Sophos offers CLI options for FQDN hosts, including cache-ttl, idle-timeout, eviction, and learn-subdomains. cache-ttl can use the TTL from the DNS response or a value between 60 and 86400 seconds. idle-timeout removes unused bindings after 3600 seconds by default. eviction controls when learned IP addresses from wildcard subdomains are removed. When cache-ttl is changed, the new value only applies to newly resolved entries; already cached entries keep their existing value until they expire.

Do not change these values as a first reaction. First check whether the DNS design, resolver path and rule base are correct. Tuning belongs in a documented operations or support procedure.

Operational recommendation

FQDN hosts stay manageable when they are treated as technical dependencies, not spontaneous exceptions.

Good practice:

  • Document a clear purpose for each FQDN object.
  • Use wildcards sparingly.
  • Combine FQDN objects with narrow source and service definitions.
  • Enable logging for new or critical rules.
  • Test changes with Log Viewer and DNS lookup.
  • Do not hide broad web access in a large FQDN rule.
  • For SaaS or cloud services, regularly check whether the vendor requires additional domains.

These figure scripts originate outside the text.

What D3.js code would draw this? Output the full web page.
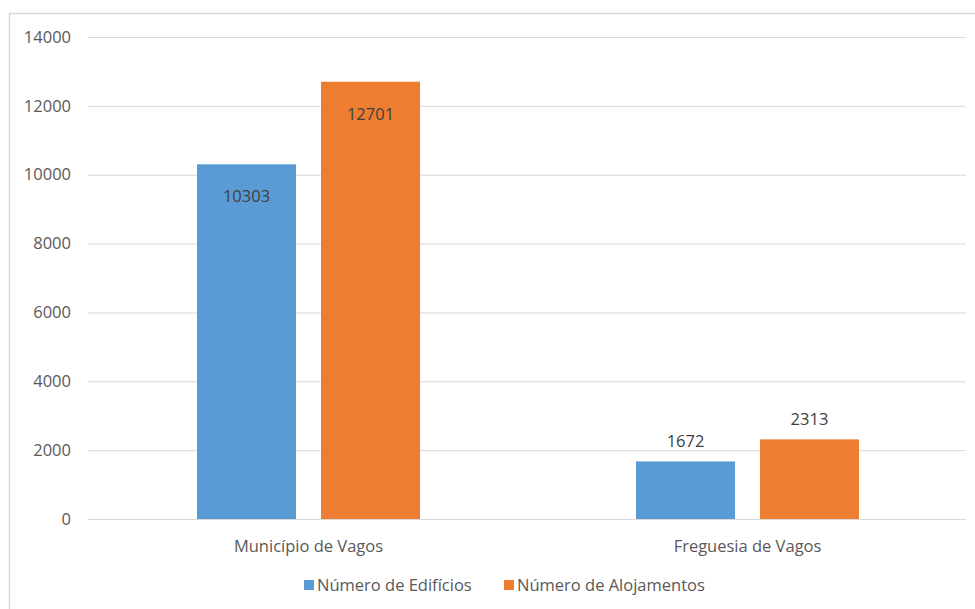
<!DOCTYPE html>
<html><head><meta charset="utf-8">
<script src="https://cdn.jsdelivr.net/npm/d3@7"></script>
<style>body{margin:0;background:#fff;}svg{display:block;}</style>
</head><body>
<script>
const categories = ["Município de Vagos", "Freguesia de Vagos"];
const seriesNames = ["Número de Edifícios", "Número de Alojamentos"];
const edificios = [10303, 1672];
const alojamentos = [12701, 2313];
const yTicks = [0, 2000, 4000, 6000, 8000, 10000, 12000, 14000];
const colors = ["#5b9bd5", "#ed7d31"];

const W = 975, H = 609;
const FS = "16.5px";
const svg = d3.select("body").append("svg").attr("width", W).attr("height", H)
  .style("font-family", "'Open Sans', 'Noto Sans', sans-serif");

svg.append("rect").attr("x", 9.5).attr("y", 13.5).attr("width", W + 10).attr("height", H + 10)
  .attr("fill", "#fff").attr("stroke", "#d9d9d9").attr("stroke-width", 1.5);

const pLeft = 88, pRight = 966, pTop = 37, pBottom = 519;
const x = d3.scaleBand().domain(categories).range([pLeft + 1, pRight + 1]);
const xs = d3.scaleBand().domain(seriesNames).range([0, x.bandwidth()]).paddingInner(0.2016).paddingOuter(0.871);
const y = d3.scaleLinear().domain([0, 14000]).range([pBottom, pTop]);

const grid = svg.append("g");
grid.selectAll("line").data(yTicks).join("line")
  .attr("x1", pLeft).attr("x2", pRight)
  .attr("y1", d => y(d) + 0.5).attr("y2", d => y(d) + 0.5)
  .attr("stroke", "#d9d9d9").attr("stroke-width", 1);

const yAxis = d3.axisLeft(y).tickValues(yTicks).tickSize(0).tickPadding(0).tickFormat(d3.format("d"));
const gy = svg.append("g").attr("transform", `translate(${pLeft - 17},0)`).call(yAxis);
gy.select(".domain").remove();
gy.selectAll("text").attr("fill", "#595959").style("font-size", FS).style("font-family", "'Open Sans', sans-serif");

const xAxis = d3.axisBottom(x).tickSize(0).tickPadding(0);
const gx = svg.append("g").attr("transform", `translate(0,${pBottom + 21})`).call(xAxis);
gx.select(".domain").remove();
gx.selectAll("text").attr("fill", "#595959").style("font-size", FS).style("font-family", "'Open Sans', sans-serif");

const data = [];
categories.forEach((c, i) => {
  data.push({cat: c, s: seriesNames[0], v: edificios[i], col: colors[0], inside: i === 0});
  data.push({cat: c, s: seriesNames[1], v: alojamentos[i], col: colors[1], inside: i === 0});
});

svg.append("g").selectAll("rect").data(data).join("rect")
  .attr("x", d => x(d.cat) + xs(d.s))
  .attr("width", xs.bandwidth())
  .attr("y", d => y(d.v))
  .attr("height", d => y(0) - y(d.v))
  .attr("fill", d => d.col);

svg.append("g").selectAll("text").data(data).join("text")
  .attr("x", d => x(d.cat) + xs(d.s) + xs.bandwidth() / 2)
  .attr("y", d => d.inside ? y(d.v) + 38 : y(d.v) - 14)
  .attr("text-anchor", "middle")
  .attr("fill", "#404040")
  .style("font-size", FS)
  .text(d => d.v);

const legend = svg.append("g").attr("transform", "translate(0,585)");
const legItems = [{name: seriesNames[0], col: colors[0], x: 304}, {name: seriesNames[1], col: colors[1], x: 504}];
legItems.forEach(it => {
  legend.append("rect").attr("x", it.x).attr("y", -5).attr("width", 10).attr("height", 10).attr("fill", it.col);
  legend.append("text").attr("x", it.x + 13).attr("y", 0).attr("dy", "0.35em")
    .attr("fill", "#595959").style("font-size", FS).text(it.name);
});
</script>
</body></html>
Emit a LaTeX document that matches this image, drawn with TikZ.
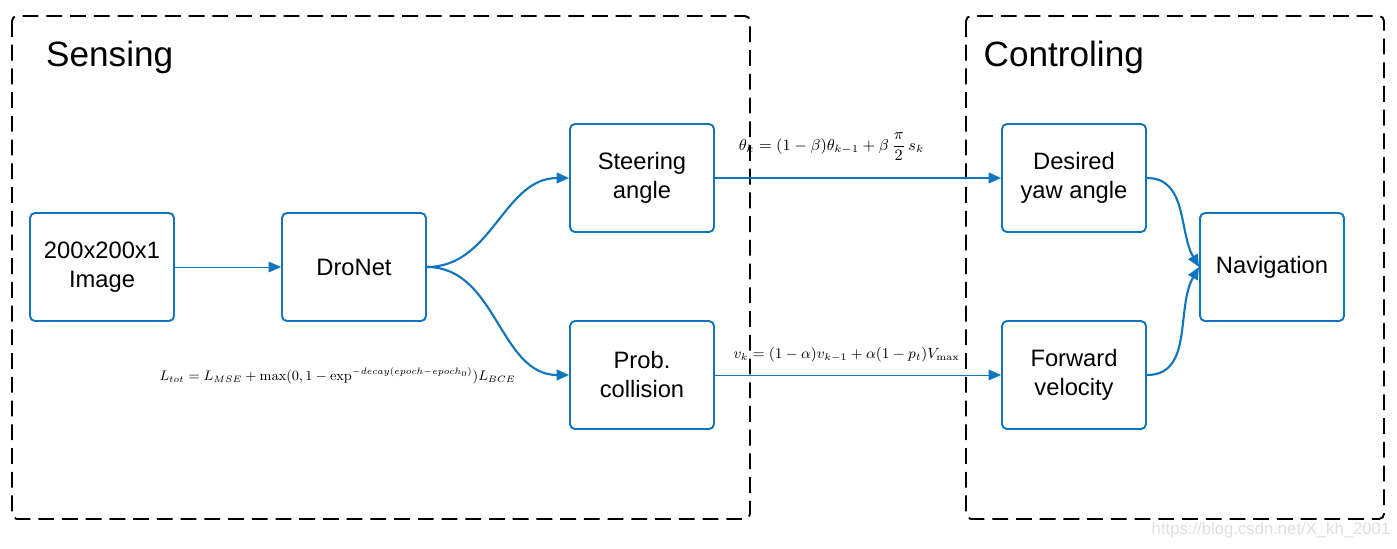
\documentclass[tikz,border=0pt]{standalone}
\usepackage[no-math]{fontspec}
\setmainfont{Liberation Sans}
\usetikzlibrary{arrows.meta}
\definecolor{dnblue}{RGB}{16,117,188}
\tikzset{
  box/.style={draw=dnblue, line width=1.1pt, rounded corners=1mm, minimum width=2.88cm,
    minimum height=2.16cm, align=center, font=\fontsize{13.5}{16.5}\selectfont},
  stage/.style={draw, line width=1.1pt, dash pattern=on 9pt off 4.5pt, rounded corners=1mm},
  flow/.style={draw=dnblue, line width=1.2pt, -{Triangle[length=7pt,width=6pt]}},
  thinflow/.style={flow, line width=0.45pt},
  eq/.style={font=\small}
}
\begin{document}
\begin{tikzpicture}
  \useasboundingbox (0,0) rectangle (27.94,-10.96);
  % stages
  \draw[stage] (0.24,-0.32) rectangle (15.0,-10.38);
  \draw[stage] (19.32,-0.32) rectangle (27.68,-10.38);
  \node[anchor=west, font=\fontsize{20}{24}\selectfont] (sensing) at (0.8,-1.14) {Sensing};
  \node[anchor=west, font=\fontsize{20}{24}\selectfont] (controling) at (19.55,-1.14) {Controling};
  % blocks
  \node[box] (img) at (2.04,-5.34) {200x200x1\\Image};
  \node[box] (dronet) at (7.08,-5.34) {DroNet};
  \node[box] (steer) at (12.84,-3.56) {Steering\\angle};
  \node[box] (coll) at (12.84,-7.5) {Prob.\\collision};
  \node[box] (yaw) at (21.48,-3.56) {Desired\\yaw angle};
  \node[box] (vel) at (21.48,-7.5) {Forward\\velocity};
  \node[box] (nav) at (25.44,-5.34) {Navigation};
  % equations
  \node[eq] (eqtheta) at (16.63,-2.94) {$\theta_k = (1-\beta)\theta_{k-1} + \beta\,\displaystyle\frac{\pi}{2}\,s_k$};
  \node[eq] (eqvel) at (16.93,-7.1) {\scalebox{0.94}{$v_k = (1-\alpha)v_{k-1} + \alpha(1-p_t)V_{\max}$}};
  \node[eq] (eqloss) at (6.75,-7.52) {\scalebox{0.88}{$L_{tot} = L_{MSE} + \max(0,1-\exp^{-decay(epoch-epoch_0)})L_{BCE}$}};
  % connections
  \draw[thinflow] (img) -- (dronet);
  \draw[flow] (dronet.east) to[out=0,in=180] (steer.west);
  \draw[flow] (dronet.east) to[out=0,in=180] (coll.west);
  \draw[flow] (steer) -- (yaw);
  \draw[thinflow] (coll) -- (vel);
  \draw[flow] (yaw.east) to[out=0,in=120] (nav.west);
  \draw[flow] (vel.east) to[out=0,in=240] (nav.west);
  % watermark
  \node[text=black!13, font=\fontsize{9.5}{11}\selectfont] (mark) at (25.42,-10.6) {https://blog.csdn.net/X\_kh\_2001};
\end{tikzpicture}
\end{document}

Sophos states a limit of up to 16,000 FQDN hosts, but this is not an invitation to uncontrolled growth. Many old FQDN exceptions make reviews, troubleshooting, and rule maintenance harder. A smaller, documented object list with owner, purpose, and review date is better.

If an object was created only because “an application otherwise does not work”, review it later. These emergency objects often become permanent exceptions that are hard to explain.

FAQ

What is the difference between an FQDN host and an IP host?

An IP host describes a fixed address or network. An FQDN host describes a DNS name whose current IP addresses the firewall can use. This helps with dynamic destinations, but depends on DNS resolution and cache behavior.

Does *.example.com automatically work for all subdomains?

Not as a complete domain list. The firewall must see matching DNS responses and learn IP addresses from them. If DNS is not visible through the firewall, a wildcard FQDN can remain incomplete.

Why does my FQDN rule not match?

Usually the rule context, order or actually used destination IP does not match. In the Log Viewer, check which Rule ID, Destination IP, Destination Port and NAT Rule ID appear during the real test.

Do FQDN hosts work with DNS-over-HTTPS or DNS-over-TLS?

Wildcard FQDNs are problematic when clients use DoH or DoT and the firewall cannot see the DNS responses. The firewall then cannot reliably learn the required subdomains.

Should FQDN hosts be used for web filtering?

Only selectively. For real web control, web policies, URL groups, DNS Protection, Application Control or TLS Inspection are usually more suitable. FQDN hosts are useful for technical destinations in network rules, but they are not a full URL policy.